Material Matters: Galvanized, Stainless, and Coated
Galvanized
Most contractors reach for hot‑dip galvanized nails. The zinc coating protects against rust, and they’re affordable. For most siding jobs in moderate climates, they’re a solid choice.
Stainless
If you’re in a coastal area where salty air loves to eat metal, stainless steel nails are worth the extra cost. They won’t corrode, so the siding stays sealed for years.
Coated (e.g., ceramic, polymer)
Some manufacturers sell nails with a ceramic coating that looks like a bright white finish. These are mainly for aesthetic projects where the nail head may be visible. They also add a bit of extra corrosion resistance.
Nail Gun vs. Hammer: When to Use Each
I’ve spent more time with a pneumatic nail gun than I care to admit. The gun speeds up the job and drives nails to a consistent depth. However, a hammer still has its place:
- Nail gun: Best for large runs of siding, especially when you’re using 1‑1/2 inch or longer nails. It reduces fatigue and keeps the spacing even.
- Hammer: Handy for tight corners, trim pieces, or when you need to adjust the nail depth on the fly. A good hammer also lets you feel if the nail is biting into the framing correctly.
Common Mistakes and How to Avoid Them
- Using the wrong length – I once saw a crew use 1‑inch nails on 1‑1/2 inch fiber cement. The panels lifted after a light breeze. Always measure the siding thickness and add the 1‑1/2 inch rule.
- Skipping the nail gun’s depth setting – If the gun is set too shallow, the nail head sits above the siding, creating a weak point. If it’s too deep, you risk splitting the panel. Do a quick test on a scrap piece before you start.
- Mixing nail types – Switching between flat head and capped head in the same run can cause uneven expansion. Pick one head style and stick with it for the whole project.
- Ignoring the weather – Humidity can affect how the nail drives. On a rainy day, the wood swells, and a nail that would normally sit flush may end up sticking out. If the weather is damp, give the wood a little extra time to dry before nailing.
Quick Checklist Before You Start
- Verify siding thickness and choose nail length accordingly.

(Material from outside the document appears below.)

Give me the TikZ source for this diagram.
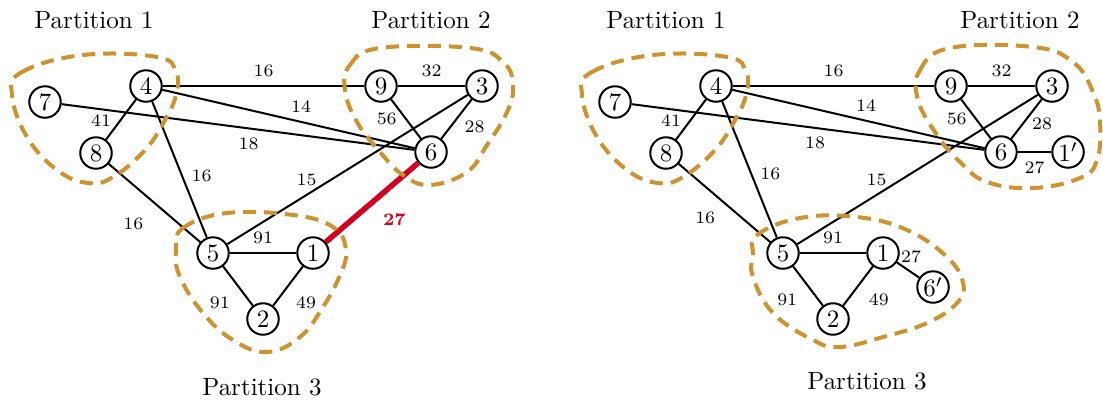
\documentclass[tikz,border=0pt]{standalone}
\definecolor{partorange}{RGB}{206,146,46}
\definecolor{cutred}{RGB}{212,0,32}

\begin{document}
\begin{tikzpicture}[thick, x=0.4pt, y=-0.4pt,
    vertex/.style={circle, draw, minimum size=12.6pt, inner sep=0pt},
    w/.style={font=\scriptsize},
    part/.style={draw=partorange, line width=1.6pt, dash pattern=on 5.2pt off 3.2pt}]
  \useasboundingbox (0,0) rectangle (1103,401);

  % graph with the cut edge
  \node[vertex] (v7) at (45,102) {$7$};
  \node[vertex] (v4) at (146,86) {$4$};
  \node[vertex] (v8) at (96,153) {$8$};
  \node[vertex] (v9) at (381,86) {$9$};
  \node[vertex] (v3) at (482,86) {$3$};
  \node[vertex] (v6) at (431,152) {$6$};
  \node[vertex] (v5) at (213,253) {$5$};
  \node[vertex] (v1) at (313,253) {$1$};
  \node[vertex] (v2) at (263,319) {$2$};

  \node (p1) at (94,20) {Partition 1};
  \node (p2) at (431,20) {Partition 2};
  \node (p3) at (262,387) {Partition 3};

  \draw (v4) -- node[w, above] {16} (v9);
  \draw (v9) -- node[w, above] {32} (v3);
  \draw (v4) -- node[w, pos=0.55, above] {14} (v6);
  \draw (v7) -- node[w, pos=0.53, below] {18} (v6);
  \draw (v9) -- node[w, pos=0.5, left] {56} (v6);
  \draw (v3) -- node[w, pos=0.7, right=2pt] {28} (v6);
  \draw (v4) -- node[w, pos=0.52, left] {41} (v8);
  \draw (v4) -- node[w, pos=0.55, right] {16} (v5);
  \draw (v8) -- node[w, pos=0.52, below left=1.5pt] {16} (v5);
  \draw (v3) -- node[w, pos=0.67, above] {15} (v5);
  \draw (v5) -- node[w, above] {91} (v1);
  \draw (v5) -- node[w, pos=0.54, below left] {91} (v2);
  \draw (v1) -- node[w, pos=0.54, below right] {49} (v2);
  \draw[cutred, line width=2.2pt] (v1) -- node[w, font=\scriptsize\bfseries, below right] {27} (v6);

  \draw[part] plot[smooth cycle, tension=0.7] coordinates {(12,95) (22,72) (83,55) (157,57) (176,72) (176,95)
    (165,120) (145,150) (113,177) (88,183) (57,170) (27,137)};
  \draw[part] plot[smooth cycle, tension=0.7] coordinates {(345,90) (350,65) (380,48) (470,48) (503,62) (513,85)
    (507,112) (487,145) (467,172) (430,185) (403,175) (380,152) (357,122)};
  \draw[part] plot[smooth cycle, tension=0.7] coordinates {(176,250) (183,228) (227,213) (293,215) (333,227) (346,250)
    (340,275) (323,307) (300,337) (267,352) (233,340) (203,313) (180,277)};

  % graph after splitting the edge
  \node[vertex] (w7) at (615,102) {$7$};
  \node[vertex] (w4) at (716,86) {$4$};
  \node[vertex] (w8) at (666,153) {$8$};
  \node[vertex] (w9) at (951,86) {$9$};
  \node[vertex] (w3) at (1052,86) {$3$};
  \node[vertex] (w6) at (1001,152) {$6$};
  \node[vertex] (w1p) at (1068,152) {$1'$};
  \node[vertex] (w5) at (783,253) {$5$};
  \node[vertex] (w1) at (883,253) {$1$};
  \node[vertex] (w2) at (833,319) {$2$};
  \node[vertex] (w6p) at (933,287) {$6'$};

  \node (q1) at (666,20) {Partition 1};
  \node (q2) at (1020,20) {Partition 2};
  \node (q3) at (867,381) {Partition 3};

  \draw (w4) -- node[w, above] {16} (w9);
  \draw (w9) -- node[w, above] {32} (w3);
  \draw (w4) -- node[w, pos=0.53, above] {14} (w6);
  \draw (w7) -- node[w, pos=0.52, below] {18} (w6);
  \draw (w9) -- node[w, pos=0.5, left] {56} (w6);
  \draw (w3) -- node[w, pos=0.62, right] {28} (w6);
  \draw (w6) -- node[w, below] {27} (w1p);
  \draw (w4) -- node[w, pos=0.52, left] {41} (w8);
  \draw (w4) -- node[w, pos=0.53, right] {16} (w5);
  \draw (w8) -- node[w, pos=0.5, below left] {16} (w5);
  \draw (w3) -- node[w, pos=0.67, above] {15} (w5);
  \draw (w5) -- node[w, above] {91} (w1);
  \draw (w5) -- node[w, pos=0.45, below left] {91} (w2);
  \draw (w1) -- node[w, pos=0.45, below right] {49} (w2);
  \draw (w1) -- node[w, pos=0.64, above] {27} (w6p);

  \draw[part] plot[smooth cycle, tension=0.7] coordinates {(582,95) (592,72) (653,55) (727,57) (746,72) (746,95)
    (735,120) (715,150) (683,177) (658,183) (627,170) (597,137)};
  \draw[part] plot[smooth cycle, tension=0.7] coordinates {(918,100) (920,70) (950,48) (1033,47) (1073,62) (1093,92)
    (1100,122) (1097,160) (1080,178) (1033,188) (987,182) (960,162) (937,135)};
  \draw[part] plot[smooth cycle, tension=0.7] coordinates {(753,255) (757,235) (800,218) (857,217) (907,230) (947,257)
    (963,283) (957,303) (927,323) (883,337) (840,347) (813,340) (773,313) (753,277)};
\end{tikzpicture}
\end{document}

- Match nail material to the climate (galvanized for most, stainless for salty air).
- Set your nail gun depth to leave the head just below the siding surface.
- Keep a spare box of the same nail type on hand; don’t switch mid‑project.
- Double‑check for hidden utilities before you drive any nail.
A Little Story from the Field
Last spring I was installing vinyl siding on a ranch house in the foothills. The homeowner insisted on using a cheap box of 1‑inch nails he’d found at a discount store. I politely explained the 1‑1/2 inch rule, but he was set. I decided to give it a try on the first row, just to see. Within a week, the siding started to pull away at the corners where the short nails couldn’t hold the expansion joints. The homeowner was not happy, and I had to come back and replace every nail with the proper length. Lesson learned: never compromise on nail length, even if the price looks good.
Wrapping It Up
Choosing the right nail isn’t a guess‑work exercise; it’s a simple math problem mixed with a dash of local knowledge. Measure, match material, set depth, and you’re set. When you get it right, the siding sits tight, the house stays dry, and you walk away with a job you can be proud of. That’s the kind of work Nail & Siding Pro wants to showcase—solid, reliable, and built to last.